Set exercise:
Both end lines count: copy exactly from the line that contains "Reproduce this chart with Plotly." to the line that contains "a_err_minus = [0.153, 0.072, 0.112]", and only those lines.
===== Data listing
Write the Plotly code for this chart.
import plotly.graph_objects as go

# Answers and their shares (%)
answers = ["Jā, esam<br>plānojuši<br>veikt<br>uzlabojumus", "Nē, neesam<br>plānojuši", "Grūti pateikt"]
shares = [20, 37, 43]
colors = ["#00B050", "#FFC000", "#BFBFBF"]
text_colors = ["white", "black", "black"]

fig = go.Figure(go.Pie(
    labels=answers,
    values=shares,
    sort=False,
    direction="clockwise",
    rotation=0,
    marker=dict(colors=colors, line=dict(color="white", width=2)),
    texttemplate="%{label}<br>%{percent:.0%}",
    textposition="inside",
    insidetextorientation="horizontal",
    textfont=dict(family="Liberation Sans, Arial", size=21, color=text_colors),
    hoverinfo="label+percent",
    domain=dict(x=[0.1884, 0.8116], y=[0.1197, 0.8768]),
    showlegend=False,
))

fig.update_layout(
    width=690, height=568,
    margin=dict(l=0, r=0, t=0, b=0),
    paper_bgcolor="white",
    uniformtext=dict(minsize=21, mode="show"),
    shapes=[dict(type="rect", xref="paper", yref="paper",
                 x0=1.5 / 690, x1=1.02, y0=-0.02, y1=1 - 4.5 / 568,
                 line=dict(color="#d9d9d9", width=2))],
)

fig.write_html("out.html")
==========
===== Data listing
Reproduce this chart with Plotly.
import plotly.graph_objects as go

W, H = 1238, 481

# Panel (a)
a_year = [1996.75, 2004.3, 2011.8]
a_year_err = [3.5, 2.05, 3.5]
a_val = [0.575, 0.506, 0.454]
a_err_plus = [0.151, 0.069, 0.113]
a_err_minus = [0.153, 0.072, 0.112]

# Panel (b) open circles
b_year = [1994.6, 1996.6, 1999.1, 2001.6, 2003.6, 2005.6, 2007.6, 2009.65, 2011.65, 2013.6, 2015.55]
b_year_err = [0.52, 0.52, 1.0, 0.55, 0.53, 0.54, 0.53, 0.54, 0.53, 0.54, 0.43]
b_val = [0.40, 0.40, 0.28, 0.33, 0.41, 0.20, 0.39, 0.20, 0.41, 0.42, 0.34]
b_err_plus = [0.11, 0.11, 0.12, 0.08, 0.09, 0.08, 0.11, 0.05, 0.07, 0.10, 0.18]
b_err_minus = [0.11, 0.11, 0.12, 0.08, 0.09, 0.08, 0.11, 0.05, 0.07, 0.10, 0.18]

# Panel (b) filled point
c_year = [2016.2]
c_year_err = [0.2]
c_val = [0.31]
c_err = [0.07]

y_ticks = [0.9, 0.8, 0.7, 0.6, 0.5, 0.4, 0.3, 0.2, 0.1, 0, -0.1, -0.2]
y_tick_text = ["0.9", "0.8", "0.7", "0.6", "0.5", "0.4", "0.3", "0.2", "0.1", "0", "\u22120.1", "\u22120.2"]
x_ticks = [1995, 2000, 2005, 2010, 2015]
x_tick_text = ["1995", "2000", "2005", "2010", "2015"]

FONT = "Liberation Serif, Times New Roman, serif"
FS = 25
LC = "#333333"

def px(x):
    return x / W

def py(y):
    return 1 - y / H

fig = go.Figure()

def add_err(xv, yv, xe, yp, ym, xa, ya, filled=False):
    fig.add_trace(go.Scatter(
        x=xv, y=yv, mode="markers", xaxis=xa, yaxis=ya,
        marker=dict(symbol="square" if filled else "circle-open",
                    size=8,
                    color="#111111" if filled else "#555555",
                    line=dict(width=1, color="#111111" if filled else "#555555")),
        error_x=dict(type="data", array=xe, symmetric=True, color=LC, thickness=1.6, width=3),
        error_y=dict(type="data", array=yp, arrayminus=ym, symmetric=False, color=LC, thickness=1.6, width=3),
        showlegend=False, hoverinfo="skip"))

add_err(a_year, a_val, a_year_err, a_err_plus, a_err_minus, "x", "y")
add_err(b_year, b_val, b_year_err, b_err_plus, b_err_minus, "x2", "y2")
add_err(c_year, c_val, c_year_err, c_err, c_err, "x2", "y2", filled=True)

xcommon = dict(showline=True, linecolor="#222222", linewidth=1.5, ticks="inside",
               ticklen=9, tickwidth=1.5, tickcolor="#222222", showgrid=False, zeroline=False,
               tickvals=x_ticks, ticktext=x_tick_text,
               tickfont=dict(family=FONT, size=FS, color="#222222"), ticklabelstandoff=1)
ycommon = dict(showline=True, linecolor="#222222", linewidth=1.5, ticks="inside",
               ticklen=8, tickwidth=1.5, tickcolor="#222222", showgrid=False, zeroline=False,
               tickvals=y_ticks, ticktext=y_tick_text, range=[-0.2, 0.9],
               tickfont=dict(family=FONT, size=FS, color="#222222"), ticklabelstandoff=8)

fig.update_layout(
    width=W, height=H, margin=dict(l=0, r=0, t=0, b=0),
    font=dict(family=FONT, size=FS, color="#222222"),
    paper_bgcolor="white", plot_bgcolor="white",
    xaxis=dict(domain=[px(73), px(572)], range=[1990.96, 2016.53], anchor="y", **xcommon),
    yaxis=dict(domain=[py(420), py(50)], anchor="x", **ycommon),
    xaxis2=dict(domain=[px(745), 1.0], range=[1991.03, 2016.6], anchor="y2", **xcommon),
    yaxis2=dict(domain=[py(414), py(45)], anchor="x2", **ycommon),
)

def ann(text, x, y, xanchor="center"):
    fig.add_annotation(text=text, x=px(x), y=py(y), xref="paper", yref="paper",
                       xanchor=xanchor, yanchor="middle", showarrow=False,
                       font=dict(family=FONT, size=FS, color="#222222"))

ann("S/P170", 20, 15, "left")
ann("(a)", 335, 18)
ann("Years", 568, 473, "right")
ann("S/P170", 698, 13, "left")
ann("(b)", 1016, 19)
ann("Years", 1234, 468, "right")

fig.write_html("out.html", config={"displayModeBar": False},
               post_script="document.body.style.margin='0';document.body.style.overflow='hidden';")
==========
Answer:
Reproduce this chart with Plotly.
import plotly.graph_objects as go

W, H = 1238, 481

# Panel (a)
a_year = [1996.75, 2004.3, 2011.8]
a_year_err = [3.5, 2.05, 3.5]
a_val = [0.575, 0.506, 0.454]
a_err_plus = [0.151, 0.069, 0.113]
a_err_minus = [0.153, 0.072, 0.112]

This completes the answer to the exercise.